On 8/21/2013 12:29 PM, F.R. wrote:
Hi all,

In an effort to do some serious cleaning up of a hopelessly cluttered
working environment, I developed a modular data transformation system
that pretty much stands. I am very pleased with it. I expect huge time
savings. I would share it, if had a sense that there is an interest out
there and would appreciate comments. Here's a description. I named the
module TX:

You appear to have developed a framework for creating data flow networks. Others exists, including Python itself and things built on top of Python, like yours. I am not familiar with others built on Python, but I would not be surprised if your occupies its own niche. It is easy enough to share on PyPI.

The nucleus of the TX system is a Transformer class, a wrapper for any
kind of transformation functionality. The Transformer takes input as
calling argument and returns it transformed. This design allows the
assembly of transformation chains, either nesting calls or better, using
the class Chain, derived from 'Transformer' and 'list'.

Python 3 is built around iterables and iterators. Iterables generalize the notion of list to any structure that can be sequentially accessed. A collection can be either concrete, existing all at once in some memory, or abstract, with members created as needed.

One can think of there being two types of iterator. One merely presents the items of a collection one at a time. The other transforms items one at a time.

The advantage of 'lazy' collections' is that they scale up much better to processing, say, a billion items. If your framework keeps the input list and all intermediate lists, as you seem to say, then your framework is memory constrained. Python (mostly) shifted from list to iterables as the common data interchange type partly for this reason.

You are right that keeping data around can help debugging. Without that, each iterator must be properly tested if its operation is not transparent.

> A Chain consists
of a sequence of Transformers and is functionally equivalent to an
individual Transformer. A high degree of modularity results: Chains
nest.

Because iterators are also iterables, they nest. A transformer iterator does not care if its input is a concrete non-iterator iterable, a source iterator representing an abstract collection, or another transformer.

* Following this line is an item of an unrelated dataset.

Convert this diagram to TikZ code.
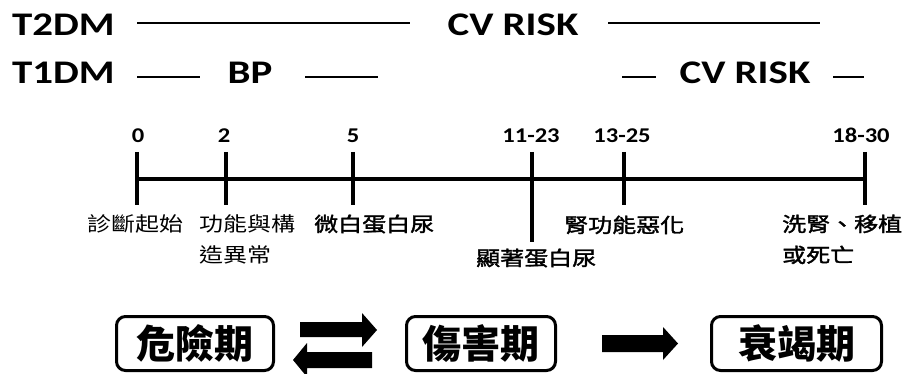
\documentclass[tikz,border=0pt]{standalone}
\usepackage{fontspec}
\setmainfont{Carlito}
\newfontfamily\cjk{Noto Sans CJK TC}
\newfontfamily\cjkm[FakeBold=1.6]{Noto Sans CJK TC}
\newcommand\hsx[2]{\scalebox{#1}[1]{#2}}
\begin{document}
\begin{tikzpicture}[x=1pt,y=-1pt,
  lat/.style={font=\fontsize{33}{33}\selectfont\bfseries, inner sep=0},
  num/.style={font=\fontsize{21}{21}\selectfont\bfseries, inner sep=0, anchor=base},
  lab/.style={font=\cjk\fontsize{20}{24}\selectfont, inner sep=0, anchor=base west},
  labb/.style={font=\cjkm\fontsize{20}{24}\selectfont, inner sep=0, anchor=base west},
  stage/.style={draw, line width=3pt, rounded corners=9pt, minimum height=54pt, inner sep=0,
                font=\cjk\bfseries\fontsize{39}{39}\selectfont},
  rule/.style={line width=2.5pt},
  axis/.style={line width=4pt},
  blk/.style={fill=black, draw=none}
]
\useasboundingbox (0,0) rectangle (909,374);

% top rows
\node[lat, anchor=west] (t2) at (12,25) {\hsx{1.24}{T2DM}};
\node[lat] (cv1) at (513,25) {\hsx{1.24}{CV RISK}};
\node[lat, anchor=west] (t1) at (12,73) {\hsx{1.24}{T1DM}};
\node[lat] (bp) at (250,73) {\hsx{1.24}{BP}};
\node[lat] (cv2) at (745,73) {\hsx{1.24}{CV RISK}};
\draw[rule] (137,23) -- (410,23);
\draw[rule] (608,23) -- (820,23);
\draw[rule] (137,77) -- (200,77);
\draw[rule] (305,77) -- (378,77);
\draw[rule] (622,77) -- (656,77);
\draw[rule] (833,77) -- (864,77);

% timeline
\coordinate (a0) at (137,179);
\coordinate (a1) at (226,179);
\coordinate (a2) at (353,179);
\coordinate (a3) at (532,179);
\coordinate (a4) at (624,179);
\coordinate (a5) at (865,179);
\draw[axis] (a0) -- (a5);
\foreach \c in {a0,a1,a2,a4,a5} \draw[axis] (\c) ++(0,-27) -- ++(0,53);
\draw[axis] (a3) ++(0,-27) -- ++(0,90);

\node[num] (n0) at (138,142.5) {\hsx{1.17}{0}};
\node[num] (n1) at (224,142.5) {\hsx{1.17}{2}};
\node[num] (n2) at (353,142.5) {\hsx{1.17}{5}};
\node[num] (n3) at (531,142.5) {\hsx{1.17}{11-23}};
\node[num] (n4) at (622,142.5) {\hsx{1.17}{13-25}};
\node[num] (n5) at (861,142.5) {\hsx{1.17}{18-30}};

\node[lab] (l0) at (87,231.5) {\hsx{1.2}{診斷起始}};
\node[lab] (l1a) at (199,231.5) {\hsx{1.2}{功能與構}};
\node[lab] (l1b) at (199,262.5) {\hsx{1.2}{造異常}};
\node[labb] (l2) at (314,231.5) {\hsx{1.2}{微白蛋白尿}};
\node[labb] (l3) at (476,265.5) {\hsx{1.2}{顯著蛋白尿}};
\node[labb] (l4) at (564,232.5) {\hsx{1.2}{腎功能惡化}};
\node[labb] (l5a) at (782,231.5) {\hsx{1.2}{洗腎、移植}};
\node[labb] (l5b) at (782,262.5) {\hsx{1.2}{或死亡}};

% stages
\node[stage, minimum width=157pt] (s1) at (195,343.5) {危險期};
\node[stage, minimum width=149pt] (s2) at (481,343.5) {傷害期};
\node[stage, minimum width=170pt] (s3) at (796.5,343.5) {衰竭期};

% block arrows
\fill[blk] (300,322) -- (362,322) -- (362,313) -- (377,330) -- (362,347) -- (362,337) -- (300,337) -- cycle;
\fill[blk] (372,352) -- (307,352) -- (307,343) -- (293,360) -- (307,377) -- (307,368) -- (372,368) -- cycle;
\fill[blk] (602,335) -- (663,335) -- (663,327) -- (678,343.5) -- (663,360) -- (663,352) -- (602,352) -- cycle;
\end{tikzpicture}
\end{document}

 Another consequence is that many transformation tasks can be
handled with a relatively modest library of a few basic prefabricated
Transformers from which many different Chains can be assembled on the
fly.

This is precisely the idea of the itertool modules. I suspect that itertools.tee is equivalent to Tx.split (from the deleted code). Application areas need more specialized iterators. There are many in various stdlib modules.

A custom Transformer to bridge an eventual gap is quickly written
and tested, because the task likely is trivial.